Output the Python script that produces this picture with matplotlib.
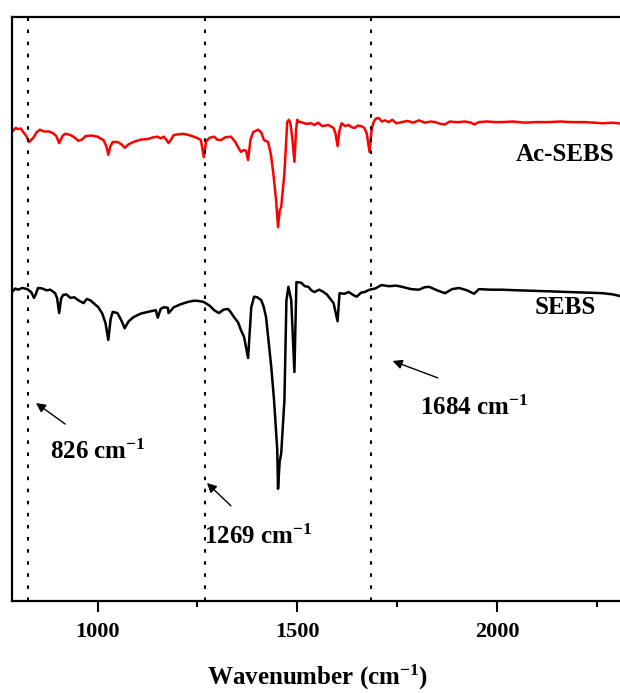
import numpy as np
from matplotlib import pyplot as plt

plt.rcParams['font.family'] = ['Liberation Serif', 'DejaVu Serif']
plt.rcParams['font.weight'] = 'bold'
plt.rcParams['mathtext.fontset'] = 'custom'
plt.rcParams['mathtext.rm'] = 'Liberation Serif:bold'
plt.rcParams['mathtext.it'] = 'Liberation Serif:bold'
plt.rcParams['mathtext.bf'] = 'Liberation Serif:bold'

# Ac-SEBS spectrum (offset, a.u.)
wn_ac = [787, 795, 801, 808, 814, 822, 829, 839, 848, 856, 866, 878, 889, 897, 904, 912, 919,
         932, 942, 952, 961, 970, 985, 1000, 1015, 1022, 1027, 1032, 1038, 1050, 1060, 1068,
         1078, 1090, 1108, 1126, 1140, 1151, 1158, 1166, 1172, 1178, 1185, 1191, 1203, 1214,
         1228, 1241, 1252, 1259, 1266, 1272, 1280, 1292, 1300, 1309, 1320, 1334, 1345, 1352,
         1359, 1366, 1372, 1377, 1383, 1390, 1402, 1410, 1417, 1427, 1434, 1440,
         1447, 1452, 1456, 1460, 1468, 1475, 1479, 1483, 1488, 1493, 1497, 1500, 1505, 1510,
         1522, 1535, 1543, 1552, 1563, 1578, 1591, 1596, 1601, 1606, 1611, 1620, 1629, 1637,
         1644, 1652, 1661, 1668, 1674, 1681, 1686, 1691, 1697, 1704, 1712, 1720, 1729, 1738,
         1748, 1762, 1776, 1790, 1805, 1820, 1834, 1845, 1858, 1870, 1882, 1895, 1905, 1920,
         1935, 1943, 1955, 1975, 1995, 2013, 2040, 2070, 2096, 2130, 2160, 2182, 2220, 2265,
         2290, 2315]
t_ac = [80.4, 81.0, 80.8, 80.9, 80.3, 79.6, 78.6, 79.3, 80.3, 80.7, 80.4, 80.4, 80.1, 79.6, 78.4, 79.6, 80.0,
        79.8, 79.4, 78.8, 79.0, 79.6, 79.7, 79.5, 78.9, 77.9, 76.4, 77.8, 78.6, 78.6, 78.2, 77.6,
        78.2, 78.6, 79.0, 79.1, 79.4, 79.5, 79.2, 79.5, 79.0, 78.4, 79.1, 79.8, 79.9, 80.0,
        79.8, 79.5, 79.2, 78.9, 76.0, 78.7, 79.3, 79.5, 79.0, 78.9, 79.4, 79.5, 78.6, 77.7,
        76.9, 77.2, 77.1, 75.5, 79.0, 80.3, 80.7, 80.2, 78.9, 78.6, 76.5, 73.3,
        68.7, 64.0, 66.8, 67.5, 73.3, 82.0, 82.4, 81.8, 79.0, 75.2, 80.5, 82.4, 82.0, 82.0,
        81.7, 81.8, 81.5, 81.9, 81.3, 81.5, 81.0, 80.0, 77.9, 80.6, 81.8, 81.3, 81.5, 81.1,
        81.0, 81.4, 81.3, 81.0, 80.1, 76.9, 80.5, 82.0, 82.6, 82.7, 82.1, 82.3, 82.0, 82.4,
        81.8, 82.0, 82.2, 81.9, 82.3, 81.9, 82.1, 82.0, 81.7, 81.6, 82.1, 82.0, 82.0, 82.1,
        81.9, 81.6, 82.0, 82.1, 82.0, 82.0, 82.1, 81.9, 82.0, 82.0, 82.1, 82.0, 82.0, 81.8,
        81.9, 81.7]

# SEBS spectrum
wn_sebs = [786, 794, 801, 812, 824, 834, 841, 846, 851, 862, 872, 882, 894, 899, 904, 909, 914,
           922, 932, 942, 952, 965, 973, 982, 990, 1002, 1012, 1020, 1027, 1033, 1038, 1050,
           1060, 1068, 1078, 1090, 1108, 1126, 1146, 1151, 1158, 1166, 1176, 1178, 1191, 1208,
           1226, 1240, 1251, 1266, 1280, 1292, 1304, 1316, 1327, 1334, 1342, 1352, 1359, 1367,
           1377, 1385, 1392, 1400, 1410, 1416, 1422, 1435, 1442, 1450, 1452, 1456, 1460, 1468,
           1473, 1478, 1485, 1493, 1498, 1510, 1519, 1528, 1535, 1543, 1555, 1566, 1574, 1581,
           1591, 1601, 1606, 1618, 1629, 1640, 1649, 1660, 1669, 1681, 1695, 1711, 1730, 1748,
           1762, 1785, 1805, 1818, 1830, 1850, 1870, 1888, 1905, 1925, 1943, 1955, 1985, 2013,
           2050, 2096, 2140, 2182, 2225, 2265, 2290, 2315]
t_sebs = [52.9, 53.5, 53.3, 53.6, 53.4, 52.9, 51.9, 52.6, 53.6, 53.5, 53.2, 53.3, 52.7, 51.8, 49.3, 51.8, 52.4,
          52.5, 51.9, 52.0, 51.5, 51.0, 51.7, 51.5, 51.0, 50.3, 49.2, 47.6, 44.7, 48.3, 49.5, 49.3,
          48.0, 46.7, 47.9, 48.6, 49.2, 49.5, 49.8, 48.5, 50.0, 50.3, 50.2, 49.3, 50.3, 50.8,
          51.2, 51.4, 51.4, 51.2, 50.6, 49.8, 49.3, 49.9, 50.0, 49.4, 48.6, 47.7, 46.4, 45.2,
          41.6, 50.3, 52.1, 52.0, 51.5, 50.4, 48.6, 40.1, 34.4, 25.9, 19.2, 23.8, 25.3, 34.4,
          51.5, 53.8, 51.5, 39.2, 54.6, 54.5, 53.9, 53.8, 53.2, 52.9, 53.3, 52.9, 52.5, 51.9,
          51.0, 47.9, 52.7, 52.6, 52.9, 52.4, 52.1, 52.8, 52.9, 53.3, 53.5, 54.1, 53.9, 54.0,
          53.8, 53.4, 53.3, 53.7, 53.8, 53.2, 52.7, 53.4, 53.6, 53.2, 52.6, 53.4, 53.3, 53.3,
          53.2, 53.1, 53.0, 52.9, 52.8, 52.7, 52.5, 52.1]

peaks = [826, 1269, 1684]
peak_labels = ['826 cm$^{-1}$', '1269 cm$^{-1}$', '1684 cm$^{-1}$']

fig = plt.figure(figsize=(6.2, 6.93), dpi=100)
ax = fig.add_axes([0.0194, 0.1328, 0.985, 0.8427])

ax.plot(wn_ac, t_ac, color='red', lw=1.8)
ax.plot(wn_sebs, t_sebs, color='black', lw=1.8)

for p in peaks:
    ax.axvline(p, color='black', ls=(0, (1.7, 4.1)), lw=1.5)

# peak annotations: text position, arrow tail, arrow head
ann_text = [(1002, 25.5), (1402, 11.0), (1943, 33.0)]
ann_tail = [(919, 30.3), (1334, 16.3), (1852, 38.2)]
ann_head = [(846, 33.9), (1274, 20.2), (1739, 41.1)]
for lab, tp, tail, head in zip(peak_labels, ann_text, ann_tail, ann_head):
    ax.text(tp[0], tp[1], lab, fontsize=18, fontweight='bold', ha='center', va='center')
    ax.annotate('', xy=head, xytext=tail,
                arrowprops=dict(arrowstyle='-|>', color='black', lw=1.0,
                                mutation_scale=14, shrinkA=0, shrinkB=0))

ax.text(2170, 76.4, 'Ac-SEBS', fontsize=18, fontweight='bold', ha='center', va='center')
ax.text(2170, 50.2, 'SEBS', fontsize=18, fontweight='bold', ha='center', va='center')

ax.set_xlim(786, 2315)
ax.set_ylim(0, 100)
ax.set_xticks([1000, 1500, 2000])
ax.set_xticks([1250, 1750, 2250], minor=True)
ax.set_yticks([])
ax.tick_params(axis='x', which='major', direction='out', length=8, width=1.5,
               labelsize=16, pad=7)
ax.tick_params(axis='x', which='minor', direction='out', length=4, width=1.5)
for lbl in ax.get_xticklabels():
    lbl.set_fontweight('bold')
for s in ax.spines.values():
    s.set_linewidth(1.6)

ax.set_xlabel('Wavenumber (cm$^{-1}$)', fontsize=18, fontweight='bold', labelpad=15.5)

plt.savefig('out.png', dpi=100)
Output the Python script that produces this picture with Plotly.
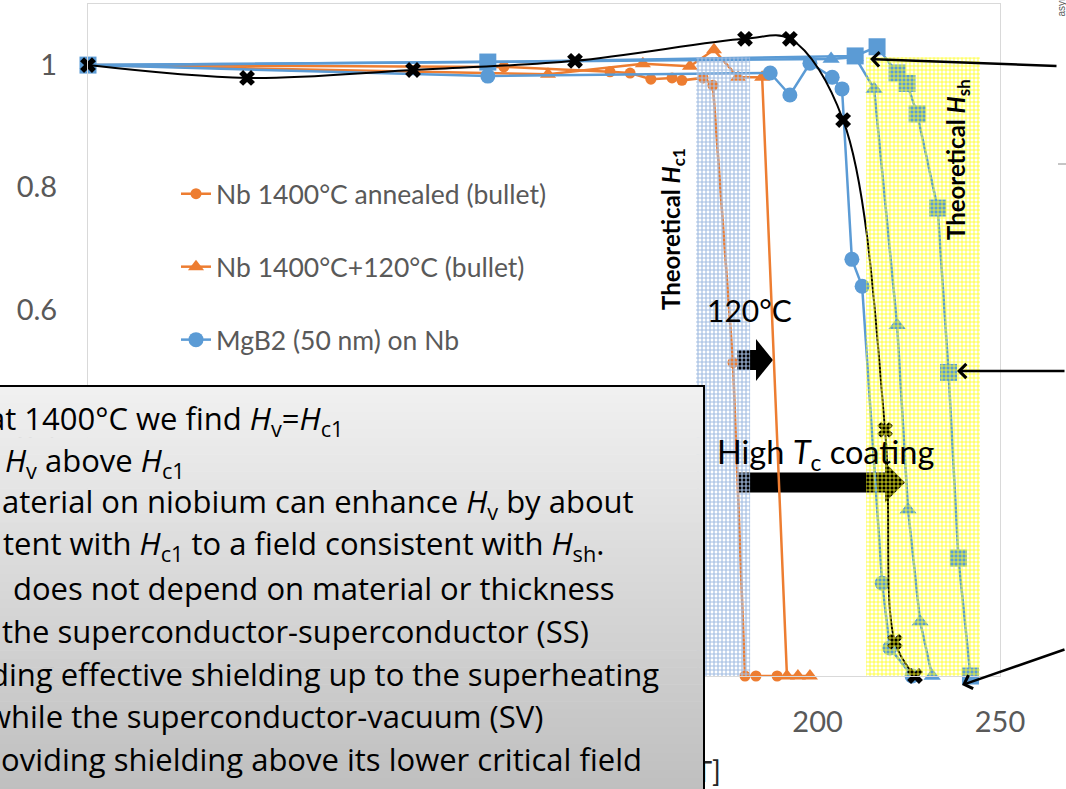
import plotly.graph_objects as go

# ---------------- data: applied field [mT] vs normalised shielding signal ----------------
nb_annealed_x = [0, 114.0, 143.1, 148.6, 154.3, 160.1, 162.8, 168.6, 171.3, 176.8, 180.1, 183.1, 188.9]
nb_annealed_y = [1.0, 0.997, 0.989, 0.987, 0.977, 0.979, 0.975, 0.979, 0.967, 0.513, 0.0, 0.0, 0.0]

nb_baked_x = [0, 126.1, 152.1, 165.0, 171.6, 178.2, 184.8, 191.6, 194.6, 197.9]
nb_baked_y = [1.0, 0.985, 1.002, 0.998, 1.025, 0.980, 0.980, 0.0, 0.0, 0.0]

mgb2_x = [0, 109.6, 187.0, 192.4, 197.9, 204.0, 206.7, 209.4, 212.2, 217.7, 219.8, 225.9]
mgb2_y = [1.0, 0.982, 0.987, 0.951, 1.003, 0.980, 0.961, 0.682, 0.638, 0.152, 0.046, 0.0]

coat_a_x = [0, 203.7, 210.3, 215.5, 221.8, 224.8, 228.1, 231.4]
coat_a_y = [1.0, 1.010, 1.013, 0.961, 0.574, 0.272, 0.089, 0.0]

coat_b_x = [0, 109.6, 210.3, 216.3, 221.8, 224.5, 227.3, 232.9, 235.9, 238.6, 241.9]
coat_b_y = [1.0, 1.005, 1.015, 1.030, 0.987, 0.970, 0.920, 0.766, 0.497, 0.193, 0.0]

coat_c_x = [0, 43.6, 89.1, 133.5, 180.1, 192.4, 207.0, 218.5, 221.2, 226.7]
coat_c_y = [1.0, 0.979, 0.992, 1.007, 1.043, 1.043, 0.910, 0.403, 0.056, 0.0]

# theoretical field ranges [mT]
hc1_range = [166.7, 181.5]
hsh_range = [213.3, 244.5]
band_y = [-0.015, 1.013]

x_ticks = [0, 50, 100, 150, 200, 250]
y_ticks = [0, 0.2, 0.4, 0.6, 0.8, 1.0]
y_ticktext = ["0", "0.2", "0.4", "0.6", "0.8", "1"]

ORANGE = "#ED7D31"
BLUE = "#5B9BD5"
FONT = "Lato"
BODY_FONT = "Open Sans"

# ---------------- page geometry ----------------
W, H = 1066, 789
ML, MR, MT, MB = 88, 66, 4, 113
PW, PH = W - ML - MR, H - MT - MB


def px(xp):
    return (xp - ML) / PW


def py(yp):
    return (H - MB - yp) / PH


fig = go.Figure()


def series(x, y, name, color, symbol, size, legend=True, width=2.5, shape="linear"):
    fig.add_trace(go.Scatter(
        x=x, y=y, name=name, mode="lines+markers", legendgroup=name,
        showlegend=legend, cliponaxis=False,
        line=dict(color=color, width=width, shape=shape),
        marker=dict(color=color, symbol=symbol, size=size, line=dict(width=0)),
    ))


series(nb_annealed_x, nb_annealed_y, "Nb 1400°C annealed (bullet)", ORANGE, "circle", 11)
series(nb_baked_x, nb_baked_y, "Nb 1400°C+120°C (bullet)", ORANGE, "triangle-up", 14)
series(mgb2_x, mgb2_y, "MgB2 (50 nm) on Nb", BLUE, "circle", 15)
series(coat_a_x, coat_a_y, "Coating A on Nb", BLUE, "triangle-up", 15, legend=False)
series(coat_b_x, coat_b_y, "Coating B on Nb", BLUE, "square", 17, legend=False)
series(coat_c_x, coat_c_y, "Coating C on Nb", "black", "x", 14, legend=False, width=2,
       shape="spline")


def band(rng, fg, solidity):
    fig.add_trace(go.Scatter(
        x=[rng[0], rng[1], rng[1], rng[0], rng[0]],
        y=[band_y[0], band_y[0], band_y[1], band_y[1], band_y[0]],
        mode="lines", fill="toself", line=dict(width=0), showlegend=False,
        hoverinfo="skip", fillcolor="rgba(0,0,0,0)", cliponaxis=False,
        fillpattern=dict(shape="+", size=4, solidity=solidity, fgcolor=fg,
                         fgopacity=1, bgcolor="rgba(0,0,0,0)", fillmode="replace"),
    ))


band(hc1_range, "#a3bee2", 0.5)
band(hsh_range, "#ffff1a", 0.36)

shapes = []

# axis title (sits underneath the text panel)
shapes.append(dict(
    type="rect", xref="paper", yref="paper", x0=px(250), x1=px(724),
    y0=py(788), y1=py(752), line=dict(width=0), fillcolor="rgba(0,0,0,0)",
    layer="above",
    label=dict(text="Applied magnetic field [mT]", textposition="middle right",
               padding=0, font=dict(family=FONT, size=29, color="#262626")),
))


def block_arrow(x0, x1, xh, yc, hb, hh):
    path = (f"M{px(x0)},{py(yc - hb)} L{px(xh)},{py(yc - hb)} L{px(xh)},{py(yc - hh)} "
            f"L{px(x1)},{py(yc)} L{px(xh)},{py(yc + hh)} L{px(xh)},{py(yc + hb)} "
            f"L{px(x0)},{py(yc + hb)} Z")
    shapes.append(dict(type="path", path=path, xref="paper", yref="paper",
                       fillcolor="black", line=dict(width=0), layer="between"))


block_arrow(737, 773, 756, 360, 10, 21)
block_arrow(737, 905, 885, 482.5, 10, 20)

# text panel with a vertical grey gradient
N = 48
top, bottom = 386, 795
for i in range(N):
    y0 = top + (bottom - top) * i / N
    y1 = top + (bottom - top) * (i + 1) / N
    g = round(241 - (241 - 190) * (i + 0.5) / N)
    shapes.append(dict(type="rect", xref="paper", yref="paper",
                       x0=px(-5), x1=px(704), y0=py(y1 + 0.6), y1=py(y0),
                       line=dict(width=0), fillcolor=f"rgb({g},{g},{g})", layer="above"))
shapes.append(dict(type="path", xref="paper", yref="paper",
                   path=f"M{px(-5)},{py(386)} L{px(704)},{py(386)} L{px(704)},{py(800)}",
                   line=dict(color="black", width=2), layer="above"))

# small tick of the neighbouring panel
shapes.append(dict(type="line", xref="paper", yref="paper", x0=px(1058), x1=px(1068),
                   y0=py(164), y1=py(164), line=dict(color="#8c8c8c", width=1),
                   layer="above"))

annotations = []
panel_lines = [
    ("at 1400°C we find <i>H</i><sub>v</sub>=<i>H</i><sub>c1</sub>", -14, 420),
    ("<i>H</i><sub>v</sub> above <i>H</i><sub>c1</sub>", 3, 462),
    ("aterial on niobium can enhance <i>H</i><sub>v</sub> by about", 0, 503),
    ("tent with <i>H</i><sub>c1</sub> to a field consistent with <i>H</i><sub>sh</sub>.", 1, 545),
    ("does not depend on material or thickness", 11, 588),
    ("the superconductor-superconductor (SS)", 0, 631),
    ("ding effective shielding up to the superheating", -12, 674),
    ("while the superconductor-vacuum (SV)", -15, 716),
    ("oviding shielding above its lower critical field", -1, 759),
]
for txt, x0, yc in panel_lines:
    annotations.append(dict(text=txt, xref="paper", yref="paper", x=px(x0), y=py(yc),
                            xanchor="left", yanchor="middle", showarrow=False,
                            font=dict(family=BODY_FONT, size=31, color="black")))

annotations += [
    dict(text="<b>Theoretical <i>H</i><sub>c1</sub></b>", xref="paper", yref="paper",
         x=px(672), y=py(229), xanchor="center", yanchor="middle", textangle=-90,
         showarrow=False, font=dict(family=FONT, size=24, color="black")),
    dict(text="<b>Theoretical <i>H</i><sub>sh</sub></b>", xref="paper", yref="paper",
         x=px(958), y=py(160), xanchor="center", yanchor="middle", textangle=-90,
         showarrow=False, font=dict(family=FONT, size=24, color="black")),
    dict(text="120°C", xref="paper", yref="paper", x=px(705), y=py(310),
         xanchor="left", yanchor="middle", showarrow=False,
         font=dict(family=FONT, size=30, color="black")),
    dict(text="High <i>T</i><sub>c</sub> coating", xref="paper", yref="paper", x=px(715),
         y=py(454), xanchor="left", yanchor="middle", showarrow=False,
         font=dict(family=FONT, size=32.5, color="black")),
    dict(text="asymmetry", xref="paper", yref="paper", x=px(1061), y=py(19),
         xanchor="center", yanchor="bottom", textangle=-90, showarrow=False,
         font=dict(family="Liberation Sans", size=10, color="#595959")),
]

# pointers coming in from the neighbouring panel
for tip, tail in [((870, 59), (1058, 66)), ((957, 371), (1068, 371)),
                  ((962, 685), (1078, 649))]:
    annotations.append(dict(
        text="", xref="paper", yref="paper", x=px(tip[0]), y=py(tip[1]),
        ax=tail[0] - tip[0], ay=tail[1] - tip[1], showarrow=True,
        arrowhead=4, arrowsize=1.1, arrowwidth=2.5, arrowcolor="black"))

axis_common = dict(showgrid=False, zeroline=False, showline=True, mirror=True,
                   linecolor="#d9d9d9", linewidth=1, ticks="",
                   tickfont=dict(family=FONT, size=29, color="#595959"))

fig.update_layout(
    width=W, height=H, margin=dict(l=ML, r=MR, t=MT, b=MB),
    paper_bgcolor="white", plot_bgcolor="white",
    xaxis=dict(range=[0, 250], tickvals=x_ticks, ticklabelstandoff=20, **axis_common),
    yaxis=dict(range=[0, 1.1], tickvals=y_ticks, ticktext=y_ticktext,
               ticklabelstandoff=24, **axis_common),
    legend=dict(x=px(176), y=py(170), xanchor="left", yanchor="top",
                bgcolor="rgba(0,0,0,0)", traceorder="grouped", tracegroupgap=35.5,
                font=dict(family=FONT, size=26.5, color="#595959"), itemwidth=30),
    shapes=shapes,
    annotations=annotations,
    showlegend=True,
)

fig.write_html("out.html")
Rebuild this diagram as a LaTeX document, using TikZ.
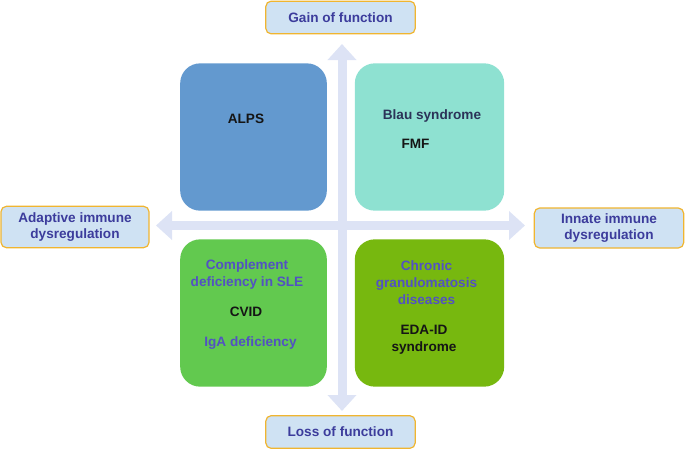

> TASK DESCRIPTION: Copy nothing but the lines from the top of the data down to the line containing "from matplotlib import pyplot as plt", and leave the pictures out.

> THE OUTPUT:
Output the Python script that produces this picture with matplotlib.
import numpy as np
from matplotlib import pyplot as plt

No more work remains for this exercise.